### Written exercise
Give every line again exactly as it appears, please, but not the pictures.

### Extracted data entries

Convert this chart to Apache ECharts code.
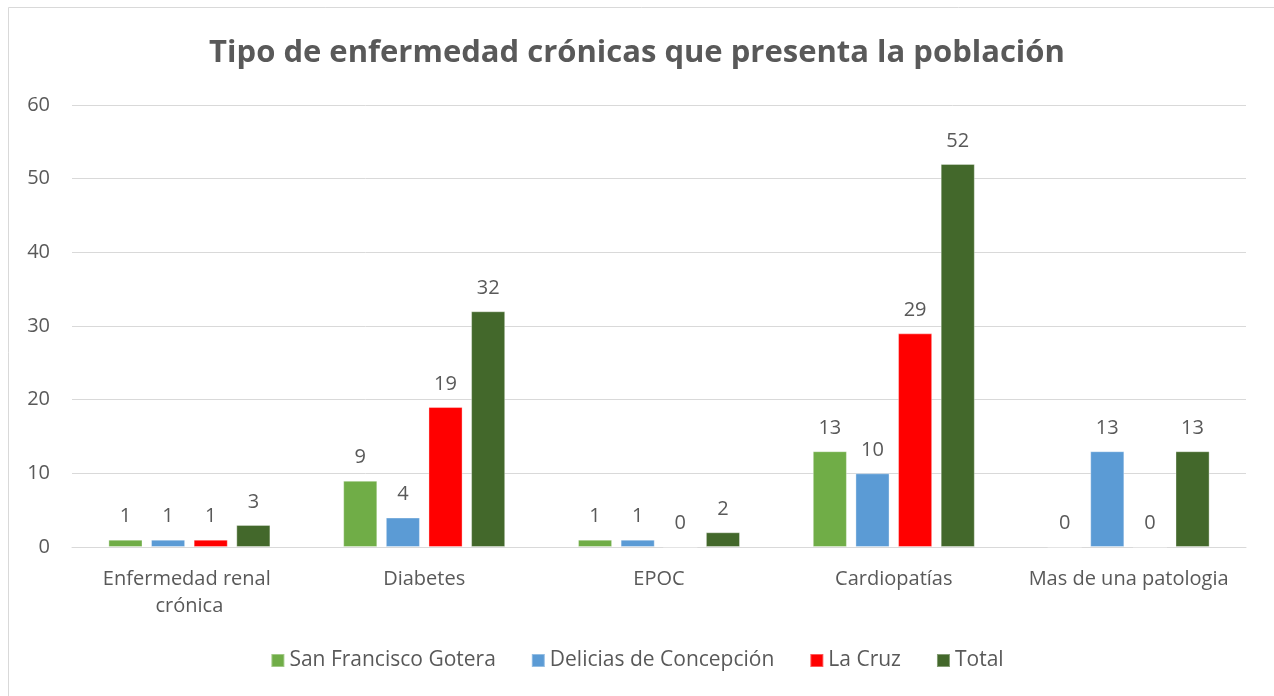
<!DOCTYPE html>
<html>
<head>
<meta charset="utf-8">
<script src="https://cdn.jsdelivr.net/npm/echarts@6/dist/echarts.min.js"></script>
<style>
  html, body { margin: 0; padding: 0; background: #fff; }
  #chart { width: 1274px; height: 696px; }
</style>
</head>
<body>
<div id="chart"></div>
<script>
// Chronic disease counts per community
const categories = ['Enfermedad renal crónica', 'Diabetes', 'EPOC', 'Cardiopatías', 'Mas de una patologia'];
const seriesNames = ['San Francisco Gotera', 'Delicias de Concepción', 'La Cruz', 'Total'];
const sanFrancisco = [1, 9, 1, 13, 0];
const delicias = [1, 4, 1, 10, 13];
const laCruz = [1, 19, 0, 29, 0];
const total = [3, 32, 2, 52, 13];
const yTicks = [0, 10, 20, 30, 40, 50, 60];

const colors = ['#70AD47', '#5B9BD5', '#FF0000', '#43682B'];
const values = [sanFrancisco, delicias, laCruz, total];
const textColor = '#595959';
const fontFamily = '"Open Sans", "Noto Sans", sans-serif';

const chart = echarts.init(document.getElementById('chart'));
chart.setOption({
  backgroundColor: '#fff',
  textStyle: { fontFamily: fontFamily },
  graphic: [{
    type: 'rect',
    shape: { x: 8.5, y: 7.5, width: 1400, height: 900 },
    style: { fill: 'none', stroke: '#d9d9d9', lineWidth: 1 },
    silent: true
  }],
  title: {
    text: 'Tipo de enfermedad crónicas que presenta la población',
    left: 'center',
    top: 33,
    textStyle: { color: textColor, fontSize: 31, fontWeight: 'bold', fontFamily: fontFamily }
  },
  legend: {
    data: seriesNames,
    bottom: 20,
    left: 'center',
    itemWidth: 13,
    itemHeight: 13,
    itemGap: 35,
    icon: 'rect',
    textStyle: { color: textColor, fontSize: 21, fontFamily: fontFamily }
  },
  grid: { left: 72, right: 28, top: 105, bottom: 149, containLabel: false },
  xAxis: {
    type: 'category',
    data: categories,
    axisLine: { lineStyle: { color: '#d9d9d9', width: 1 } },
    axisTick: { show: false },
    axisLabel: {
      interval: 0,
      color: textColor,
      fontSize: 20,
      margin: 19,
      width: 200,
      overflow: 'break',
      lineHeight: 27,
      fontFamily: fontFamily
    }
  },
  yAxis: {
    type: 'value',
    min: yTicks[0],
    max: yTicks[yTicks.length - 1],
    interval: yTicks[1] - yTicks[0],
    axisLine: { show: false },
    axisTick: { show: false },
    splitLine: { lineStyle: { color: '#d9d9d9', width: 1 } },
    axisLabel: { color: textColor, fontSize: 20, margin: 22, fontFamily: fontFamily }
  },
  series: seriesNames.map((name, i) => ({
    name: name,
    type: 'bar',
    data: values[i],
    barGap: '25%',
    barCategoryGap: '31%',
    itemStyle: { color: colors[i], borderColor: 'rgba(255,255,255,0.35)', borderWidth: 1 },
    label: {
      show: true,
      position: 'top',
      distance: 13,
      color: textColor,
      fontSize: 20,
      fontFamily: fontFamily
    }
  }))
});
</script>
</body>
</html>
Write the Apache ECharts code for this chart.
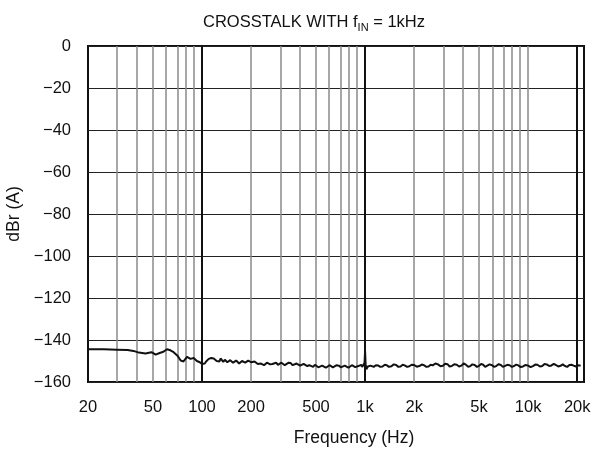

### Response to the task
Convert this chart to Apache ECharts code.
<!DOCTYPE html>
<html>
<head>
<meta charset="utf-8">
<script src="https://cdn.jsdelivr.net/npm/echarts@6/dist/echarts.min.js"></script>
<style>
  html, body { margin: 0; padding: 0; background: #fff; }
  #chart { width: 1274px; height: 696px; }
</style>
</head>
<body>
<div id="chart"></div>
<script>
// Chronic disease counts per community
const categories = ['Enfermedad renal crónica', 'Diabetes', 'EPOC', 'Cardiopatías', 'Mas de una patologia'];
const seriesNames = ['San Francisco Gotera', 'Delicias de Concepción', 'La Cruz', 'Total'];
const sanFrancisco = [1, 9, 1, 13, 0];
const delicias = [1, 4, 1, 10, 13];
const laCruz = [1, 19, 0, 29, 0];
const total = [3, 32, 2, 52, 13];
const yTicks = [0, 10, 20, 30, 40, 50, 60];

const colors = ['#70AD47', '#5B9BD5', '#FF0000', '#43682B'];
const values = [sanFrancisco, delicias, laCruz, total];
const textColor = '#595959';
const fontFamily = '"Open Sans", "Noto Sans", sans-serif';

const chart = echarts.init(document.getElementById('chart'));
chart.setOption({
  backgroundColor: '#fff',
  textStyle: { fontFamily: fontFamily },
  graphic: [{
    type: 'rect',
    shape: { x: 8.5, y: 7.5, width: 1400, height: 900 },
    style: { fill: 'none', stroke: '#d9d9d9', lineWidth: 1 },
    silent: true
  }],
  title: {
    text: 'Tipo de enfermedad crónicas que presenta la población',
    left: 'center',
    top: 33,
    textStyle: { color: textColor, fontSize: 31, fontWeight: 'bold', fontFamily: fontFamily }
  },
  legend: {
    data: seriesNames,
    bottom: 20,
    left: 'center',
    itemWidth: 13,
    itemHeight: 13,
    itemGap: 35,
    icon: 'rect',
    textStyle: { color: textColor, fontSize: 21, fontFamily: fontFamily }
  },
  grid: { left: 72, right: 28, top: 105, bottom: 149, containLabel: false },
  xAxis: {
    type: 'category',
    data: categories,
    axisLine: { lineStyle: { color: '#d9d9d9', width: 1 } },
    axisTick: { show: false },
    axisLabel: {
      interval: 0,
      color: textColor,
      fontSize: 20,
      margin: 19,
      width: 200,
      overflow: 'break',
      lineHeight: 27,
      fontFamily: fontFamily
    }
  },
  yAxis: {
    type: 'value',
    min: yTicks[0],
    max: yTicks[yTicks.length - 1],
    interval: yTicks[1] - yTicks[0],
    axisLine: { show: false },
    axisTick: { show: false },
    splitLine: { lineStyle: { color: '#d9d9d9', width: 1 } },
    axisLabel: { color: textColor, fontSize: 20, margin: 22, fontFamily: fontFamily }
  },
  series: seriesNames.map((name, i) => ({
    name: name,
    type: 'bar',
    data: values[i],
    barGap: '25%',
    barCategoryGap: '31%',
    itemStyle: { color: colors[i], borderColor: 'rgba(255,255,255,0.35)', borderWidth: 1 },
    label: {
      show: true,
      position: 'top',
      distance: 13,
      color: textColor,
      fontSize: 20,
      fontFamily: fontFamily
    }
  }))
});
</script>
</body>
</html>
Write the Apache ECharts code for this chart.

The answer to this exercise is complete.